--- start INPUT FOR THIS TASK ---
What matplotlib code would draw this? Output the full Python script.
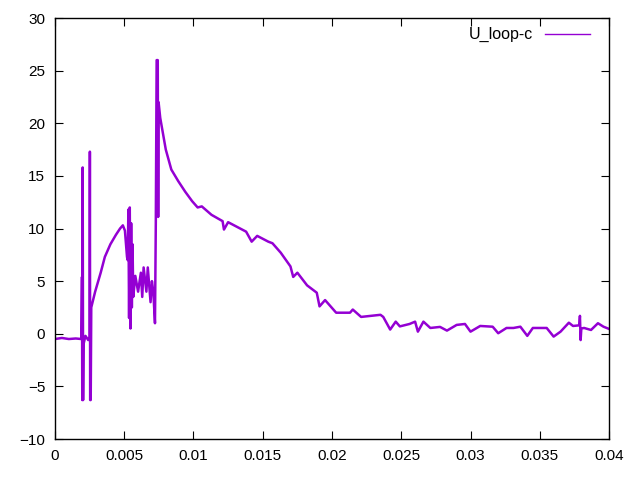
import matplotlib.pyplot as plt
from matplotlib.ticker import FormatStrFormatter

# values (time in s, voltage)
t = [0.0, 0.0005, 0.001, 0.0015, 0.0019, 0.00195, 0.00197, 0.00200, 0.00203,
     0.00206, 0.0022, 0.0024, 0.0025, 0.00252, 0.00254, 0.00258, 0.00262,
     0.0029, 0.0033, 0.0036, 0.0040, 0.0044, 0.0047, 0.0049, 0.00505,
     0.0052, 0.00525, 0.0053, 0.00535, 0.0054, 0.00545, 0.0055, 0.00555,
     0.0056, 0.00565, 0.0058, 0.0060, 0.0062, 0.0063, 0.0064, 0.0066,
     0.0067, 0.0069, 0.0070, 0.0071, 0.00722, 0.00728, 0.00734, 0.00742,
     0.00745, 0.00748, 0.0076, 0.0080, 0.0084, 0.0089, 0.0094, 0.0099,
     0.0103, 0.0106, 0.0113, 0.0121, 0.0122, 0.0125, 0.0138, 0.0142,
     0.0146, 0.0154, 0.0157, 0.0163, 0.0170, 0.0172, 0.0175, 0.0182,
     0.0189, 0.0191, 0.0195, 0.0201, 0.0203, 0.0213, 0.0215, 0.0221,
     0.0235, 0.0237, 0.0242, 0.0246, 0.0249, 0.0256, 0.0260, 0.0262,
     0.0266, 0.0271, 0.0278, 0.0283, 0.0290, 0.0296, 0.0300, 0.0307,
     0.0316, 0.0320, 0.0326, 0.0331, 0.0336, 0.0341, 0.0345, 0.0355,
     0.0360, 0.0365, 0.0371, 0.0374, 0.03785, 0.0379, 0.03795, 0.0380,
     0.0382, 0.0387, 0.0392, 0.0396, 0.0400]
u = [-0.5, -0.4, -0.5, -0.45, -0.5, 5.4, -6.3, 15.8, -6.3,
     -1.0, -0.2, -0.6, -0.3, 17.3, -6.3, -6.3, 2.5,
     4.0, 5.8, 7.3, 8.5, 9.4, 10.0, 10.3, 9.8,
     7.3, 7.0, 11.8, 1.5, 12.0, 0.5, 10.5, 2.5,
     8.5, 3.5, 5.5, 4.0, 5.8, 3.5, 6.3, 4.0,
     6.3, 3.0, 5.0, 4.0, 1.0, 10.6, 26.0, 26.0,
     11.1, 22.0, 20.5, 17.5, 15.6, 14.5, 13.5, 12.6,
     12.0, 12.1, 11.3, 10.7, 9.9, 10.6, 9.7, 8.75,
     9.3, 8.75, 8.6, 7.7, 6.4, 5.4, 5.8, 4.6,
     3.9, 2.6, 3.2, 2.3, 2.0, 2.0, 2.3, 1.6,
     1.8, 1.6, 0.4, 1.15, 0.7, 0.93, 1.15, 0.2,
     1.15, 0.55, 0.65, 0.3, 0.84, 0.93, 0.2, 0.74,
     0.67, 0.05, 0.55, 0.55, 0.67, -0.2, 0.55, 0.55,
     -0.27, 0.2, 1.05, 0.74, 0.8, 1.7, -0.6, 0.5,
     0.55, 0.36, 1.0, 0.67, 0.46]

plt.rcParams['font.family'] = ['Liberation Sans', 'DejaVu Sans']

fig = plt.figure(figsize=(6.4, 4.8), dpi=100)
ax = fig.add_axes([0.0859, 0.0854, 0.8657, 0.8771])

ax.plot(t, u, color='#9400d3', linewidth=1.8, label='U_loop-c')

ax.set_xlim(0, 0.04)
ax.set_ylim(-10, 30)
ax.set_xticks([0, 0.005, 0.01, 0.015, 0.02, 0.025, 0.03, 0.035, 0.04])
ax.set_yticks(range(-10, 31, 5))
ax.xaxis.set_major_formatter(FormatStrFormatter('%g'))
ax.tick_params(direction='in', top=True, right=True, length=6, labelsize=11,
               pad=7)
for s in ax.spines.values():
    s.set_linewidth(1)

leg = ax.legend(loc='upper right', bbox_to_anchor=(0.9765, 0.993), frameon=False,
                fontsize=11.5, handlelength=2.8, handletextpad=0.75,
                markerfirst=False, borderaxespad=0)
leg.get_lines()[0].set_linewidth(1)

fig.savefig('out.png', dpi=100)
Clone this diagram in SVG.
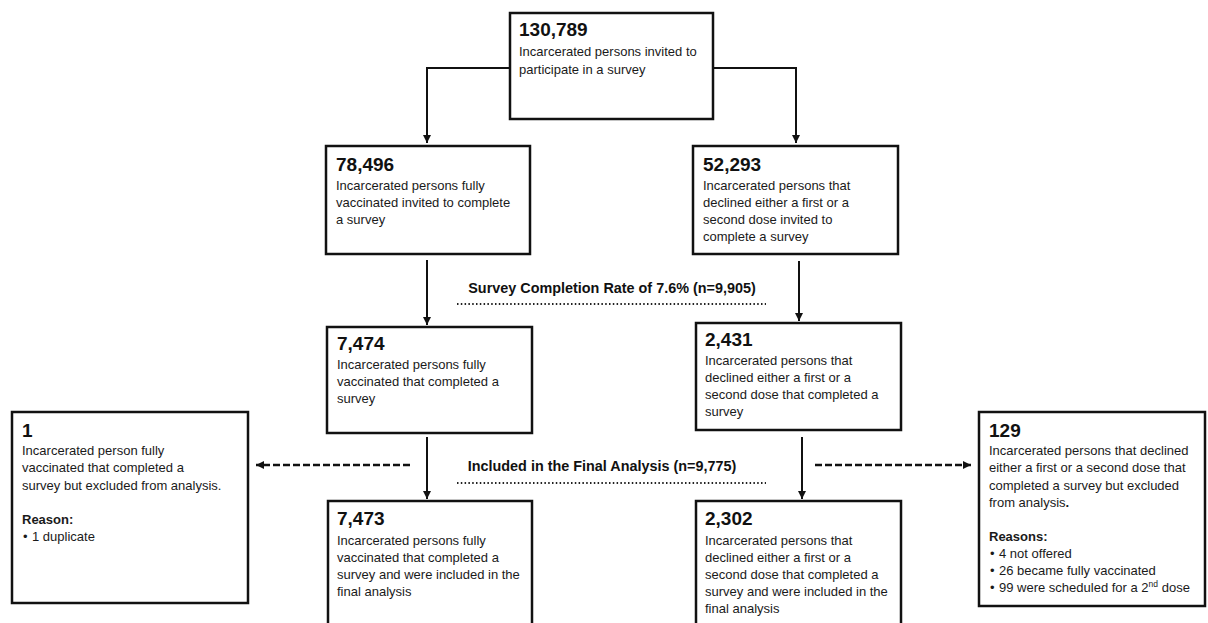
<svg xmlns="http://www.w3.org/2000/svg" width="1208" height="623" viewBox="0 0 1208 623">
<style>
.box{fill:#fff;stroke:#111;stroke-width:2.5}
text{font-family:"Liberation Sans",Arial,sans-serif;font-size:13px;fill:#1a1a1a}
.n{font-weight:bold;font-size:19px;fill:#111}
.b{font-weight:bold}
.lbl{font-weight:bold;font-size:14.4px;fill:#111}
.ln{stroke:#111;stroke-width:2;fill:none}
.ar{marker-end:url(#ah)}
.dash{stroke-width:2.5;stroke-dasharray:7 3}
.dot{stroke:#222;stroke-width:2;stroke-dasharray:1.5 2.3;fill:none}
</style>
<defs>
<marker id="ah" markerUnits="userSpaceOnUse" markerWidth="9" markerHeight="9" refX="8" refY="4" orient="auto">
<path d="M0,0 L8,4 L0,8 z" fill="#111"/>
</marker>
</defs>
<rect width="1208" height="623" fill="#fff"/>

<g id="connectors">
<polyline class="ln ar" points="510,68 427,68 427,143"/>
<polyline class="ln ar" points="713,68 796,68 796,143"/>
<line class="ln ar" x1="427" y1="260" x2="427" y2="325"/>
<line class="ln ar" x1="799" y1="261" x2="799" y2="321"/>
<line class="ln ar" x1="427" y1="437" x2="427" y2="499"/>
<line class="ln ar" x1="802" y1="437" x2="802" y2="499"/>
<line class="ln dash ar" x1="410" y1="465" x2="256" y2="465"/>
<line class="ln dash ar" x1="815" y1="465" x2="971" y2="465"/>
<line class="dot" x1="457" y1="304" x2="766" y2="304"/>
<line class="dot" x1="457" y1="483" x2="766" y2="483"/>
</g>

<g id="label-completion">
<text class="lbl" x="612" y="293" text-anchor="middle">Survey Completion Rate of 7.6% (n=9,905)</text>
</g>
<g id="label-included">
<text class="lbl" x="602" y="471" text-anchor="middle">Included in the Final Analysis (n=9,775)</text>
</g>

<g id="n-invited">
<rect class="box" x="510" y="13" width="203" height="106"/>
<text class="n" x="519" y="36">130,789</text>
<text x="519" y="56">Incarcerated persons invited to</text>
<text x="519" y="74">participate in a survey</text>
</g>

<g id="n-vacc-invited">
<rect class="box" x="326" y="146" width="204" height="108"/>
<text class="n" x="336" y="171">78,496</text>
<text x="336" y="190">Incarcerated persons fully</text>
<text x="336" y="207">vaccinated invited to complete</text>
<text x="336" y="224">a survey</text>
</g>

<g id="n-decl-invited">
<rect class="box" x="693" y="146" width="205" height="108"/>
<text class="n" x="703" y="171">52,293</text>
<text x="703" y="190">Incarcerated persons that</text>
<text x="703" y="207">declined either a first or a</text>
<text x="703" y="224">second dose invited to</text>
<text x="703" y="241">complete a survey</text>
</g>

<g id="n-vacc-completed">
<rect class="box" x="327" y="327" width="205" height="106"/>
<text class="n" x="337" y="350">7,474</text>
<text x="337" y="369">Incarcerated persons fully</text>
<text x="337" y="386">vaccinated that completed a</text>
<text x="337" y="403">survey</text>
</g>

<g id="n-decl-completed">
<rect class="box" x="696" y="323" width="205" height="107"/>
<text class="n" x="705" y="346">2,431</text>
<text x="705" y="365">Incarcerated persons that</text>
<text x="705" y="382">declined either a first or a</text>
<text x="705" y="399">second dose that completed a</text>
<text x="705" y="416">survey</text>
</g>

<g id="n-vacc-included">
<rect class="box" x="328" y="501" width="204" height="150"/>
<text class="n" x="337" y="525">7,473</text>
<text x="337" y="545">Incarcerated persons fully</text>
<text x="337" y="562">vaccinated that completed a</text>
<text x="337" y="579">survey and were included in the</text>
<text x="337" y="596">final analysis</text>
</g>

<g id="n-decl-included">
<rect class="box" x="696" y="501" width="205" height="150"/>
<text class="n" x="705" y="525">2,302</text>
<text x="705" y="545">Incarcerated persons that</text>
<text x="705" y="562">declined either a first or a</text>
<text x="705" y="579">second dose that completed a</text>
<text x="705" y="596">survey and were included in the</text>
<text x="705" y="613">final analysis</text>
</g>

<g id="n-vacc-excluded">
<rect class="box" x="12" y="412" width="236" height="191"/>
<text class="n" x="22" y="437">1</text>
<text x="22" y="455">Incarcerated person fully</text>
<text x="22" y="472">vaccinated that completed a</text>
<text x="22" y="490">survey but excluded from analysis.</text>
<text class="b" x="22" y="524">Reason:</text>
<text x="23" y="541">•</text>
<text x="32" y="541">1 duplicate</text>
</g>

<g id="n-decl-excluded">
<rect class="box" x="979" y="412" width="226" height="194"/>
<text class="n" x="989" y="437">129</text>
<text x="989" y="455">Incarcerated persons that declined</text>
<text x="989" y="472">either a first or a second dose that</text>
<text x="989" y="490">completed a survey but excluded</text>
<text x="989" y="507">from analysis<tspan class="b">.</tspan></text>
<text class="b" x="989" y="541">Reasons:</text>
<text x="990" y="558">•</text>
<text x="999" y="558">4 not offered</text>
<text x="990" y="575">•</text>
<text x="999" y="575">26 became fully vaccinated</text>
<text x="990" y="592">•</text>
<text x="999" y="592">99 were scheduled for a 2<tspan font-size="8.5" dy="-5">nd</tspan><tspan dy="5"> dose</tspan></text>
</g>
</svg>
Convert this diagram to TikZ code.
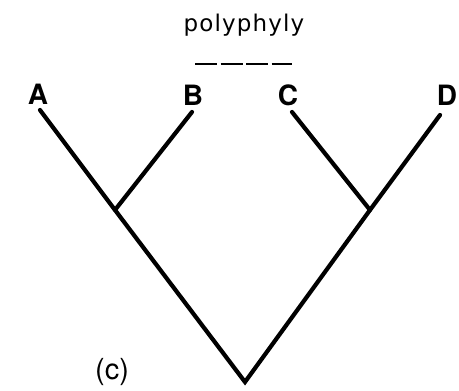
\documentclass[tikz,border=0pt]{standalone}
\usepackage{fontspec}
\setsansfont{TeX Gyre Heros}
\newfontfamily\spacedfont[LetterSpace=5]{DejaVu Sans}
\usepackage{tikz}
\usetikzlibrary{positioning, calc}
\tikzset{
  font=\sffamily,
  branch/.style={draw=black, line width=4.2pt, line cap=round, line join=miter},
  taxon/.style={font=\fontsize{28}{28}\selectfont\sffamily\bfseries, anchor=base, inner sep=0pt},
  grouplab/.style={font=\fontsize{23}{23}\selectfont\spacedfont, anchor=base, inner sep=0pt},
  grouprule/.style={draw=black, line width=2pt, dash pattern=on 22pt off 3.5pt},
  panel/.style={font=\fontsize{29}{29}\selectfont\sffamily, anchor=base, inner sep=0pt}
}

\begin{document}
\begin{tikzpicture}[x=1pt,y=-1pt]
  \useasboundingbox (0,0) rectangle (459,391);
  % taxa
  \node[taxon] (labA) at (38,104) {A};
  \node[taxon] (labB) at (193,105) {B};
  \node[taxon] (labC) at (288,105) {C};
  \node[taxon] (labD) at (447,105) {D};
  % tree points
  \coordinate (tipA) at (40,110);
  \coordinate (tipB) at (192,112);
  \coordinate (tipC) at (292,112);
  \coordinate (tipD) at (440,115);
  \coordinate (nodeAB) at (115,210);
  \coordinate (nodeCD) at (370,210);
  \coordinate (root) at (245,382);
  % branches
  \draw[branch] (tipA) -- (nodeAB) -- (root) -- (nodeCD) -- (tipD);
  \draw[branch] (nodeAB) -- (tipB);
  \draw[branch] (nodeCD) -- (tipC);
  % polyphyletic group
  \node[grouplab] (poly) at (244,31) {polyphyly};
  \coordinate (ruleL) at (195,64);
  \coordinate (ruleR) at (292,64);
  \draw[grouprule] (ruleL) -- (ruleR);
  % panel tag
  \node[panel] (tag) at (112,379) {(c)};
\end{tikzpicture}
\end{document}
--- end INPUT FOR THIS TASK ---
Skip the pictures, please, and transcribe only the lines from the beginning of the material through the one that contains "from matplotlib.ticker import".

REPLY:
What matplotlib code would draw this? Output the full Python script.
import matplotlib.pyplot as plt
from matplotlib.ticker import FormatStrFormatter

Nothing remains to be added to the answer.